== Dataset content ==
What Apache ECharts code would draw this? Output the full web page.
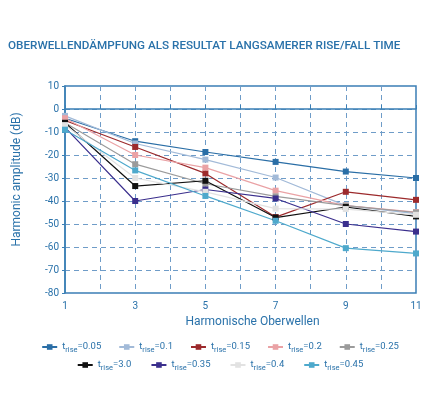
<!DOCTYPE html>
<html>
<head>
<meta charset="utf-8">
<script src="https://cdn.jsdelivr.net/npm/echarts@6/dist/echarts.min.js"></script>
<style>
html,body{margin:0;padding:0;background:#fff;}
#chart{width:440px;height:400px;}
</style>
</head>
<body>
<div id="chart"></div>
<script>
// harmonics on the x axis
const harmonics = [1, 3, 5, 7, 9, 11];
const riseNames = ['0.05', '0.1', '0.15', '0.2', '0.25', '3.0', '0.35', '0.4', '0.45'];
const riseColors = ['#2a6ea6', '#a2bad8', '#9c2a2c', '#eaa2a5', '#9b9b9b', '#111111', '#3b2f8d', '#e2e2e2', '#4ea9cc'];

// amplitude (dB) per t_rise
const rise005 = [-4, -14, -18.7, -23, -27.2, -30];
const rise01 = [-3, -15, -22, -29.8, -42, -45.5];
const rise015 = [-5, -16.5, -28, -47, -36, -39.5];
const rise02 = [-4, -20, -25.5, -35.5, -42, -44.8];
const rise025 = [-6, -24, -32.5, -38, -42, -45];
const rise30 = [-6, -33.5, -31.2, -47.2, -42.6, -46.7];
const rise035 = [-8, -40, -35, -38.9, -50, -53.3];
const rise04 = [-7, -30, -36, -43.3, -43.5, -46];
const rise045 = [-9, -26.7, -37.8, -48.6, -60.5, -62.8];

const allValues = [rise005, rise01, rise015, rise02, rise025, rise30, rise035, rise04, rise045];

const blue = '#2a72aa';
const font = 'Roboto';

const chart = echarts.init(document.getElementById('chart'));

const series = riseNames.map((n, i) => ({
    name: n,
    type: 'line',
    symbol: 'rect',
    symbolSize: 6,
    color: riseColors[i],
    lineStyle: { width: 1.2, color: riseColors[i] },
    itemStyle: { color: riseColors[i] },
    data: harmonics.map((h, j) => [h, allValues[i][j]])
}));

const legendText = {
    formatter: (name) => '{t|t}{s|rise}{v|=' + name + '}',
    textStyle: {
        rich: {
            t: { fontSize: 9.5, color: blue, fontFamily: font, lineHeight: 14, verticalAlign: 'middle' },
            s: { fontSize: 7.5, color: blue, fontFamily: font, lineHeight: 14, verticalAlign: 'bottom', padding: [5, 0, 0, 0] },
            v: { fontSize: 9.5, color: blue, fontFamily: font, lineHeight: 14, verticalAlign: 'middle' }
        }
    }
};

const option = {
    backgroundColor: '#fff',
    animation: false,
    title: {
        text: 'OBERWELLENDÄMPFUNG ALS RESULTAT LANGSAMERER RISE/FALL TIME',
        left: 8,
        top: 40,
        padding: 0,
        textStyle: { fontSize: 11.7, fontWeight: 500, color: blue, fontFamily: font }
    },
    legend: [
        Object.assign({
            data: riseNames.slice(0, 5),
            top: 341,
            left: 'center',
            width: 430,
            padding: 0,
            itemWidth: 15,
            itemHeight: 7,
            itemGap: 17
        }, legendText),
        Object.assign({
            data: riseNames.slice(5),
            top: 359,
            left: 'center',
            width: 430,
            padding: 0,
            itemWidth: 15,
            itemHeight: 7,
            itemGap: 19
        }, legendText)
    ],
    grid: {
        left: 65,
        right: 24,
        top: 86,
        bottom: 107,
        show: true,
        borderColor: '#3a7fb5',
        borderWidth: 1.5
    },
    xAxis: {
        type: 'value',
        min: 1,
        max: 11,
        interval: 1,
        name: 'Harmonische Oberwellen',
        nameLocation: 'middle',
        nameGap: 22,
        nameTextStyle: { fontSize: 12, color: blue, fontFamily: font, padding: [0, 0, 0, 24] },
        axisLine: { show: true, lineStyle: { color: '#3a7fb5', width: 1.5 } },
        axisTick: { inside: true, length: 4, lineStyle: { color: '#3a7fb5' } },
        axisLabel: {
            fontSize: 10, color: blue, fontFamily: font, margin: 8,
            formatter: (v) => (v % 2 === 1 ? String(v) : '')
        },
        splitLine: { show: true, lineStyle: { type: [5, 4], color: '#6f9cc8', width: 1 } }
    },
    yAxis: {
        type: 'value',
        min: -80,
        max: 10,
        interval: 10,
        name: 'Harmonic amplitude (dB)',
        nameLocation: 'middle',
        nameGap: 42,
        nameTextStyle: { fontSize: 12, color: blue, fontFamily: font, padding: [0, 0, 0, 20] },
        axisLine: { show: true, lineStyle: { color: '#3a7fb5', width: 1.5 } },
        axisTick: { show: true, length: 3, lineStyle: { color: '#3a7fb5' } },
        axisLabel: { fontSize: 10, color: blue, fontFamily: font, margin: 6 },
        splitLine: { show: true, lineStyle: { type: [5, 4], color: '#6f9cc8', width: 1 } }
    },
    series: series
};

chart.setOption(option);
</script>
</body>
</html>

== To do ==
Copy out each line exactly, without the pictures.

== Worked answer ==
What Apache ECharts code would draw this? Output the full web page.
<!DOCTYPE html>
<html>
<head>
<meta charset="utf-8">
<script src="https://cdn.jsdelivr.net/npm/echarts@6/dist/echarts.min.js"></script>
<style>
html,body{margin:0;padding:0;background:#fff;}
#chart{width:440px;height:400px;}
</style>
</head>
<body>
<div id="chart"></div>
<script>
// harmonics on the x axis
const harmonics = [1, 3, 5, 7, 9, 11];
const riseNames = ['0.05', '0.1', '0.15', '0.2', '0.25', '3.0', '0.35', '0.4', '0.45'];
const riseColors = ['#2a6ea6', '#a2bad8', '#9c2a2c', '#eaa2a5', '#9b9b9b', '#111111', '#3b2f8d', '#e2e2e2', '#4ea9cc'];

// amplitude (dB) per t_rise
const rise005 = [-4, -14, -18.7, -23, -27.2, -30];
const rise01 = [-3, -15, -22, -29.8, -42, -45.5];
const rise015 = [-5, -16.5, -28, -47, -36, -39.5];
const rise02 = [-4, -20, -25.5, -35.5, -42, -44.8];
const rise025 = [-6, -24, -32.5, -38, -42, -45];
const rise30 = [-6, -33.5, -31.2, -47.2, -42.6, -46.7];
const rise035 = [-8, -40, -35, -38.9, -50, -53.3];
const rise04 = [-7, -30, -36, -43.3, -43.5, -46];
const rise045 = [-9, -26.7, -37.8, -48.6, -60.5, -62.8];

const allValues = [rise005, rise01, rise015, rise02, rise025, rise30, rise035, rise04, rise045];

const blue = '#2a72aa';
const font = 'Roboto';

const chart = echarts.init(document.getElementById('chart'));

const series = riseNames.map((n, i) => ({
    name: n,
    type: 'line',
    symbol: 'rect',
    symbolSize: 6,
    color: riseColors[i],
    lineStyle: { width: 1.2, color: riseColors[i] },
    itemStyle: { color: riseColors[i] },
    data: harmonics.map((h, j) => [h, allValues[i][j]])
}));

const legendText = {
    formatter: (name) => '{t|t}{s|rise}{v|=' + name + '}',
    textStyle: {
        rich: {
            t: { fontSize: 9.5, color: blue, fontFamily: font, lineHeight: 14, verticalAlign: 'middle' },
            s: { fontSize: 7.5, color: blue, fontFamily: font, lineHeight: 14, verticalAlign: 'bottom', padding: [5, 0, 0, 0] },
            v: { fontSize: 9.5, color: blue, fontFamily: font, lineHeight: 14, verticalAlign: 'middle' }
        }
    }
};

const option = {
    backgroundColor: '#fff',
    animation: false,
    title: {
        text: 'OBERWELLENDÄMPFUNG ALS RESULTAT LANGSAMERER RISE/FALL TIME',
        left: 8,
        top: 40,
        padding: 0,
        textStyle: { fontSize: 11.7, fontWeight: 500, color: blue, fontFamily: font }
    },
    legend: [
        Object.assign({
            data: riseNames.slice(0, 5),
            top: 341,
            left: 'center',
            width: 430,
            padding: 0,
            itemWidth: 15,
            itemHeight: 7,
            itemGap: 17
        }, legendText),
        Object.assign({
            data: riseNames.slice(5),
            top: 359,
            left: 'center',
            width: 430,
            padding: 0,
            itemWidth: 15,
            itemHeight: 7,
            itemGap: 19
        }, legendText)
    ],
    grid: {
        left: 65,
        right: 24,
        top: 86,
        bottom: 107,
        show: true,
        borderColor: '#3a7fb5',
        borderWidth: 1.5
    },
    xAxis: {
        type: 'value',
        min: 1,
        max: 11,
        interval: 1,
        name: 'Harmonische Oberwellen',
        nameLocation: 'middle',
        nameGap: 22,
        nameTextStyle: { fontSize: 12, color: blue, fontFamily: font, padding: [0, 0, 0, 24] },
        axisLine: { show: true, lineStyle: { color: '#3a7fb5', width: 1.5 } },
        axisTick: { inside: true, length: 4, lineStyle: { color: '#3a7fb5' } },
        axisLabel: {
            fontSize: 10, color: blue, fontFamily: font, margin: 8,
            formatter: (v) => (v % 2 === 1 ? String(v) : '')
        },
        splitLine: { show: true, lineStyle: { type: [5, 4], color: '#6f9cc8', width: 1 } }
    },
    yAxis: {
        type: 'value',
        min: -80,
        max: 10,
        interval: 10,
        name: 'Harmonic amplitude (dB)',
        nameLocation: 'middle',
        nameGap: 42,
        nameTextStyle: { fontSize: 12, color: blue, fontFamily: font, padding: [0, 0, 0, 20] },
        axisLine: { show: true, lineStyle: { color: '#3a7fb5', width: 1.5 } },
        axisTick: { show: true, length: 3, lineStyle: { color: '#3a7fb5' } },
        axisLabel: { fontSize: 10, color: blue, fontFamily: font, margin: 6 },
        splitLine: { show: true, lineStyle: { type: [5, 4], color: '#6f9cc8', width: 1 } }
    },
    series: series
};

chart.setOption(option);
</script>
</body>
</html>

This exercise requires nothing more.